Hoy me lo ha traído un amigo al que no veía desde hace casi tres años. El último día que hablamos, por casualidad, acababa de ser el final de una historia. Esta historia, como todas, tuvo un principio:
Pongamos que invoco a una deidad cualquiera y exclamo después: «¡la mecánica del corazón!». Los años que hace ya desde que leí sus páginas, bajo la luz de pinza enganchada a la mesilla.

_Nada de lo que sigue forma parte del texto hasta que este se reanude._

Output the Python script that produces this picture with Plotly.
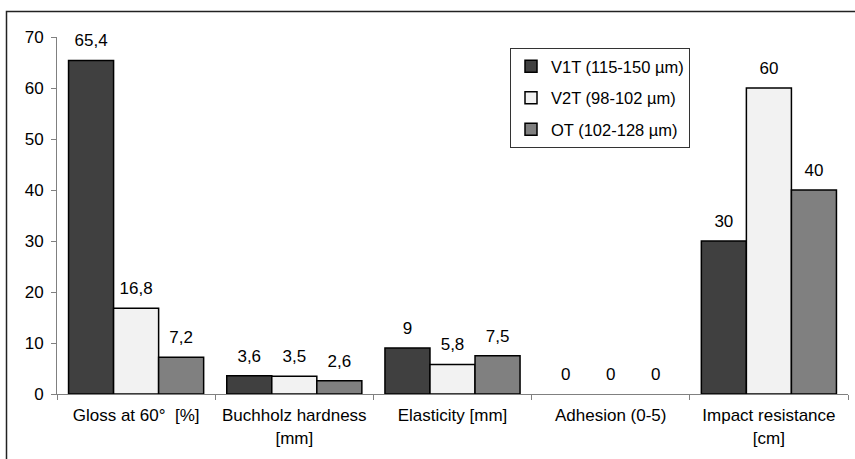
import plotly.graph_objects as go

categories = ["Gloss at 60°  [%]", "Buchholz hardness<br>[mm]", "Elasticity [mm]",
              "Adhesion (0-5)", "Impact resistance<br>[cm]"]
series_names = ["V1T (115-150 µm)", "V2T (98-102 µm)", "OT (102-128 µm)"]
v1t = [65.4, 3.6, 9, 0, 30]
v2t = [16.8, 3.5, 5.8, 0, 60]
ot = [7.2, 2.6, 7.5, 0, 40]
colors = ["#404040", "#f2f2f2", "#808080"]
y_ticks = [0, 10, 20, 30, 40, 50, 60, 70]

FONT = "Liberation Sans, Arial, sans-serif"
GAP = 0.146

def fmt(v):
    return f"{v:g}".replace(".", ",")

fig = go.Figure()
series = [v1t, v2t, ot]
for i, (name, vals) in enumerate(zip(series_names, series)):
    fig.add_trace(go.Bar(
        x=categories, y=vals, name=name, legendgroup=f"g{i}",
        offsetgroup=f"o{i}",
        marker=dict(color=colors[i],
                    line=dict(color="#000000", width=[1.5 if v != 0 else 0 for v in vals])),
        hoverinfo="x+y",
    ))
for i, (name, vals) in enumerate(zip(series_names, series)):
    fig.add_trace(go.Scatter(
        x=categories, y=vals, name=name, showlegend=False, legendgroup=f"g{i}",
        offsetgroup=f"o{i}",
        mode="markers+text", text=[fmt(v) for v in vals], textposition="top center",
        marker=dict(size=14, color="rgba(0,0,0,0)"),
        textfont=dict(family=FONT, size=17, color="#000000"),
        cliponaxis=False, hoverinfo="skip",
    ))

W, H = 855, 459
ml, mr, mt, mb = 57, 7, 37, 65
pw, ph = W - ml - mr, H - mt - mb

def px(x):
    return (x - ml) / pw

def py(y):
    return (H - mb - y) / ph

fig.update_layout(
    width=W, height=H,
    margin=dict(l=ml, r=mr, t=mt, b=mb, autoexpand=False),
    paper_bgcolor="white", plot_bgcolor="white",
    barmode="group", bargap=GAP, bargroupgap=0,
    scattermode="group", scattergap=GAP,
    font=dict(family=FONT, size=17, color="#000000"),
    showlegend=True,
    legend=dict(x=px(510), y=py(48), xanchor="left", yanchor="top",
                bgcolor="white", bordercolor="#333333", borderwidth=1,
                font=dict(family=FONT, size=16.5, color="#000000"),
                tracegroupgap=7, itemwidth=30, traceorder="grouped"),
    xaxis=dict(showline=True, linecolor="#808080", linewidth=1,
               ticks="outside", tickson="boundaries", ticklen=5, tickcolor="#808080",
               showgrid=False, tickfont=dict(family=FONT, size=17),
               ticklabelstandoff=6),
    yaxis=dict(range=[0, 70], tickvals=y_ticks, showline=True, linecolor="#808080",
               linewidth=1, ticks="outside", ticklen=5, tickcolor="#808080",
               showgrid=False, zeroline=False, tickfont=dict(family=FONT, size=17),
               ticklabelstandoff=4),
    shapes=[dict(type="rect", xref="paper", yref="paper",
                 x0=px(6.5), x1=px(W + 20), y0=py(H + 20), y1=py(11.5),
                 line=dict(color="#222222", width=1.5), fillcolor="rgba(0,0,0,0)",
                 layer="below")],
)

fig.write_html("out.html")
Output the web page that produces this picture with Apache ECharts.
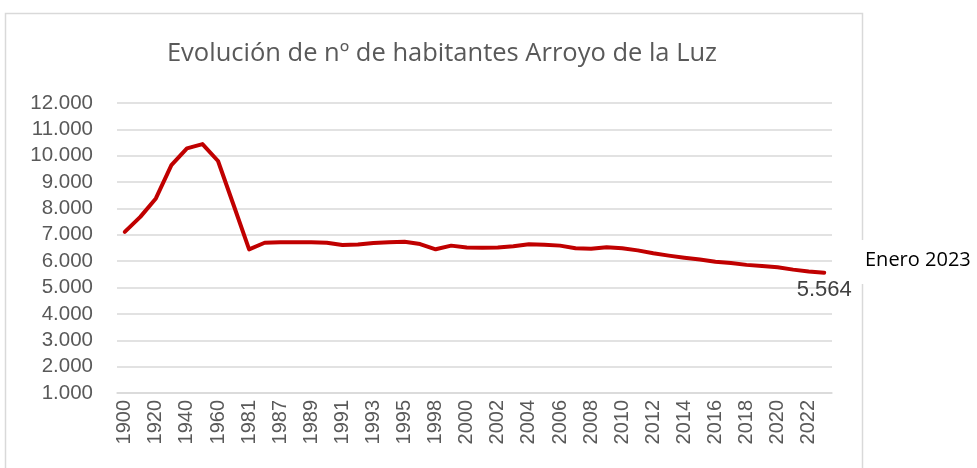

Recuerdo la de veces que has sido el «tú» de mis escritos, la de veces que has protagonizado a posteriori esas hipótesis imposibles – «y si hubiera…». Me acuerdo de que escribía en borradores del móvil las partes que más me gustaban, y eran siempre tú, siempre hablaban de ti, en aquel verano en que comenzábamos a conocernos, tímidamente. Era un momento muy apropiado – el más apropiado, quizá – para leer ese libro. Cada sentimiento propio tenía correspondencia en las páginas: yo tenía miedo de sentir, de quererte, de ir demasiado lejos, de perder el control, tenía miedo de amarte. A medida que el verano avanzaba y entrábamos en su último mes, los miedos se desvanecían: medio en serio, medio de broma, formalizábamos nuestra relación dando vueltas sobre un puente de Madrid, agarrándonos las manos.
Después pasaron tantas cosas. Pasó todo, claro, de hecho… Pero no creo que sepas cuántas veces, incluso hasta en este momento, eres el tú de mis escritos.